Her heart was shattering now. She placed the ice pack on the bench behind her and moved deeper into the triangle of his legs, wrapping her arms around his waist and hugging him tight, keeping her head in the crook of his shoulder and neck.

"They are not my parents, my brother is not my brother, my sister is not my sister. And they don't know," he groaned. "I have to tell them, but I can't yet. I can't. I can't even face my parents. I am so angry with them for keeping this from me…"

"I suppose they consider you to be their child."

"Yes, but they should have been honest with me. I was not born to them. I'm not biologically related."

Skye sighed, stroking his back, wishing she could take away this hurt.

"And if I hadn't been sent those papers, I doubt they would ever have told me the truth."

Skye's eyes shuttered. "Oh, Leo," she murmured, then pulled back just enough to place a kiss on his lips, gentle, soft, reassuring.

"I have no idea who I am," he said with a shake of his head.

"You're the same person you've always been."

"No, I'm not. So much of my identity came from being a Valentino?—,"

"You are a Valentino."

"I am not. It's all a lie. "

"But they raised you. They chose to love you."

"I'm not saying that's not true. But they should have been honest with me. This did not need to be a secret. I feel as though every touchstone I considered stable has been shifted away from me. I don't know who I am anymore," he repeated, and she heard it this time. She really heard it. The desperation that a man like Leandro must feel. His pride, his sense of identity. She hugged him hard, trying to find words that might help him.

"I know who you are," she said, simply, after several moments of silence. "You are good and kind, decent and moralistic. You are all the things you always were, and when the shock of this has worn off, you'll see that."

"But they are not my family. I have no family."
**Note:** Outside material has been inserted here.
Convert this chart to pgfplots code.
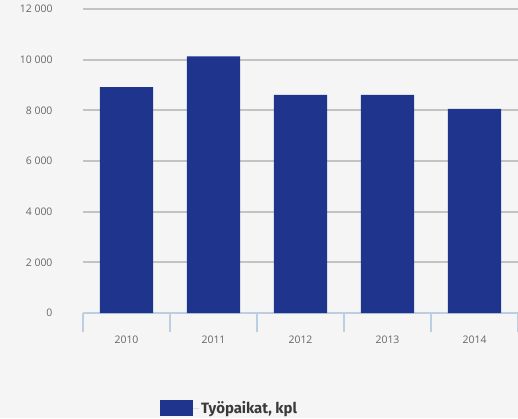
\documentclass[border=0pt]{standalone}
\usepackage{fontspec}
\setmainfont{Open Sans}
\newfontfamily\legfont{Fira Sans}
\usepackage{pgfplots}
\pgfplotsset{compat=1.18}
\definecolor{bg}{HTML}{F5F5F5}
\definecolor{barblue}{HTML}{1F348C}
\definecolor{gridgray}{HTML}{C3C3C3}
\definecolor{axblue}{HTML}{BCCFE2}
\definecolor{ticktext}{HTML}{666666}
\definecolor{legtext}{HTML}{3A3A3A}
\begin{document}
\begin{tikzpicture}[x=1bp,y=1bp]
\path[use as bounding box, fill=bg] (0,0) rectangle (518,418);
\begin{axis}[
  at={(83bp,105bp)}, anchor=south west,
  scale only axis, width=435bp, height=304bp,
  xmin=-0.5, xmax=4.5, ymin=0, ymax=12000,
  axis x line=bottom, axis y line=left,
  x axis line style={draw=axblue, line width=1.6bp, -},
  y axis line style={draw=none},
  xtick={0,1,2,3,4},
  xticklabels={2010,2011,2012,2013,2014},
  major x tick style={draw=none},
  minor xtick={-0.5,0.5,1.5,2.5,3.5,4.5},
  minor x tick style={draw=axblue, line width=1.6bp},
  minor tick length=19bp,
  tick align=outside,
  ytick={0,2000,...,12000},
  major y tick style={draw=none},
  major tick length=0pt,
  ymajorgrids, grid style={draw=gridgray, line width=2bp},
  /pgf/number format/assume math mode=true,
  /pgf/number format/1000 sep={\ },
  scaled y ticks=false,
  tick label style={font=\fontsize{10.5}{12}\selectfont, text=ticktext},
  xticklabel style={yshift=-19bp},
  yticklabel style={xshift=-27bp, anchor=east},
  legend style={at={(0.177,-0.3125)}, anchor=west, draw=none, fill=none,
    font=\legfont\bfseries\fontsize{15}{17}\selectfont, text=legtext,
    inner sep=0pt},
  legend image code/.code={\fill[barblue] (0bp,-8bp) rectangle (33bp,8bp);
    \path (0bp,0bp) -- (39bp,0bp);},
  legend cell align=left,
]
\addplot[ybar, bar width=0.61, fill=barblue, draw=none] coordinates {
  (0,8920) (1,10130) (2,8610) (3,8610) (4,8060)
};
\addlegendentry{Työpaikat, kpl}
\end{axis}
\end{tikzpicture}
\end{document}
"Of course they're your family," she contradicted. "That's never going to change."

"It already has changed."

"You're in shock," she reminded him. "You're still trying to make sense of all this. You're hurting and angry. In time, you will be able to see that the choice your parents made to love you almost makes them more your parents than anything else. They chose you, Leo. You didn't know that, but they did, and they loved you every single day, in a way that never once made you wonder if you were somehow different. They never treated you as less of their child than your siblings. They never made you feel like you didn't belong. What greater proof of their genuine love for you is there than that?"
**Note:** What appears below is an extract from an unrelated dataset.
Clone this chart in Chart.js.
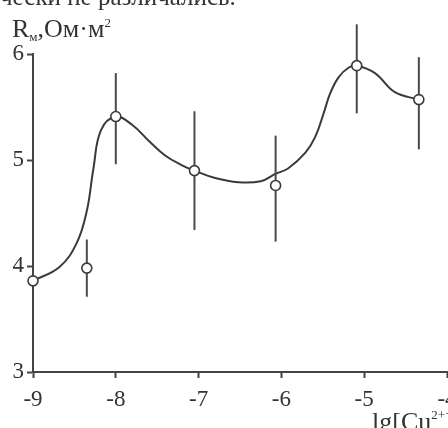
<!DOCTYPE html>
<html>
<head>
<meta charset="utf-8">
<script src="https://cdn.jsdelivr.net/npm/chart.js@4"></script>
<style>
  html, body { margin: 0; padding: 0; width: 448px; height: 428px; overflow: hidden; background: #fff; }
  #wrap { position: relative; width: 448px; height: 428px; overflow: hidden; }
  #c { position: absolute; left: 0; top: 0; }
  .t { position: absolute; font-family: "Liberation Serif", "DejaVu Serif", serif; color: #333; white-space: nowrap; }
  sub, sup { font-size: 50%; }
</style>
</head>
<body>
<div id="wrap">
  <canvas id="c" width="470" height="428" style="width:470px;height:428px"></canvas>
  <div class="t" style="left:0px; top:-16px; font-size:25px; line-height:25px;">чески не различались.</div>
  <div class="t" style="left:12px; top:8px; font-size:26px; line-height:30px;">R<sub style="vertical-align:-4px">м</sub>,Ом·м<sup style="vertical-align:10px">2</sup></div>
  <div class="t" style="left:372px; top:400px; font-size:26px; line-height:30px;">lg[Cu<sup style="vertical-align:11px">2+</sup>]</div>
</div>
<script>
// Measured points
const xVals   = [-9, -8.35, -8, -7.05, -6.07, -5.09, -4.34];
const yVals   = [3.86, 3.98, 5.41, 4.90, 4.76, 5.89, 5.57];
const errLow  = [null, 3.71, 4.96, 4.34, 4.23, 5.44, 5.10];
const errHigh = [null, 4.25, 5.82, 5.46, 5.23, 6.28, 5.97];
// Fitted curve
const curveX = [-9, -8.68, -8.47, -8.35, -8.27, -8.18, -8.0, -7.8, -7.6, -7.4, -7.2, -7.05, -6.8, -6.52, -6.25, -6.07, -5.92, -5.71, -5.59, -5.49, -5.41, -5.31, -5.19, -5.09, -4.87, -4.63, -4.34];
const curveY = [3.86, 3.99, 4.22, 4.52, 4.92, 5.28, 5.41, 5.33, 5.18, 5.04, 4.95, 4.90, 4.83, 4.79, 4.80, 4.87, 4.92, 5.07, 5.22, 5.44, 5.63, 5.78, 5.87, 5.89, 5.82, 5.64, 5.57];
// Axis ticks
const xTicks = [-9, -8, -7, -6, -5, -4];
const yTicks = [3, 4, 5, 6];

const ink = '#3a3a3a';

const errorBars = {
  id: 'errorBars',
  beforeDatasetDraw(chart, args) {
    if (args.index !== 0) return;
    const { ctx, scales: { x, y } } = chart;
    ctx.save();
    ctx.strokeStyle = '#4a4a4a';
    ctx.lineWidth = 2;
    xVals.forEach((xv, i) => {
      if (errLow[i] == null) return;
      const px = x.getPixelForValue(xv);
      ctx.beginPath();
      ctx.moveTo(px, y.getPixelForValue(errLow[i]));
      ctx.lineTo(px, y.getPixelForValue(errHigh[i]));
      ctx.stroke();
    });
    ctx.restore();
  }
};

new Chart(document.getElementById('c'), {
  type: 'scatter',
  data: {
    datasets: [
      {
        data: xVals.map((v, i) => ({ x: v, y: yVals[i] })),
        pointRadius: 5,
        pointBorderWidth: 1.6,
        pointBackgroundColor: '#fff',
        pointBorderColor: ink,
        showLine: false,
        clip: false
      },
      {
        data: curveX.map((v, i) => ({ x: v, y: curveY[i] })),
        showLine: true,
        borderColor: ink,
        borderWidth: 2,
        pointRadius: 0,
        tension: 0.4,
        clip: false
      }
    ]
  },
  options: {
    responsive: false,
    animation: false,
    layout: { padding: { top: 54, right: 23, left: 0, bottom: 0 } },
    plugins: { legend: { display: false }, tooltip: { enabled: false } },
    scales: {
      x: {
        type: 'linear',
        min: -9, max: -4,
        afterBuildTicks: (s) => { s.ticks = xTicks.map(v => ({ value: v })); },
        afterFit: (s) => { s.height = 56; },
        border: { color: '#444', width: 2 },
        grid: { drawOnChartArea: false, drawTicks: true, tickLength: 6, tickColor: '#444', tickWidth: 2 },
        ticks: {
          autoSkip: false, maxRotation: 0, padding: 8,
          color: '#333',
          font: { family: '"Liberation Serif", serif', size: 23 },
          callback: (v) => String(v)
        }
      },
      y: {
        type: 'linear',
        min: 3, max: 6,
        afterBuildTicks: (s) => { s.ticks = yTicks.map(v => ({ value: v })); },
        afterFit: (s) => { s.width = 33; },
        border: { color: '#444', width: 2 },
        grid: { drawOnChartArea: false, drawTicks: true, tickLength: 6, tickColor: '#444', tickWidth: 2 },
        ticks: {
          padding: 3,
          color: '#333',
          font: { family: '"Liberation Serif", serif', size: 23 },
          callback: (v) => String(v)
        }
      }
    }
  },
  plugins: [errorBars]
});
</script>
</body>
</html>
She felt his Adam's apple shift as he swallowed, and she lifted up onto the tips of her toes so she could place a kiss on top of his head.

"They still should have told me. People have a right to know their own past. "

"I don't disagree," she said gently. "But it sounds to me like you have two parents who love you more than anything. I'm sorry for the pain you're going through right now, but I can't pity you that situation. You are loved, Leo. You are part of a family, whether you were born to them or not."

He glanced away, his features taut, but he didn't reject her words and he didn't disagree with her.

Skye cupped his cheeks with her palms and brought his face back to hers. "You are loved, and you will always belong with the people who love you," she repeated, and as she said the words, she felt something lock into place in the centre of her chest, something that spread warmth through her body and made her pulse tremble. Because he was loved—by his family but, she was starting to realise, also by her.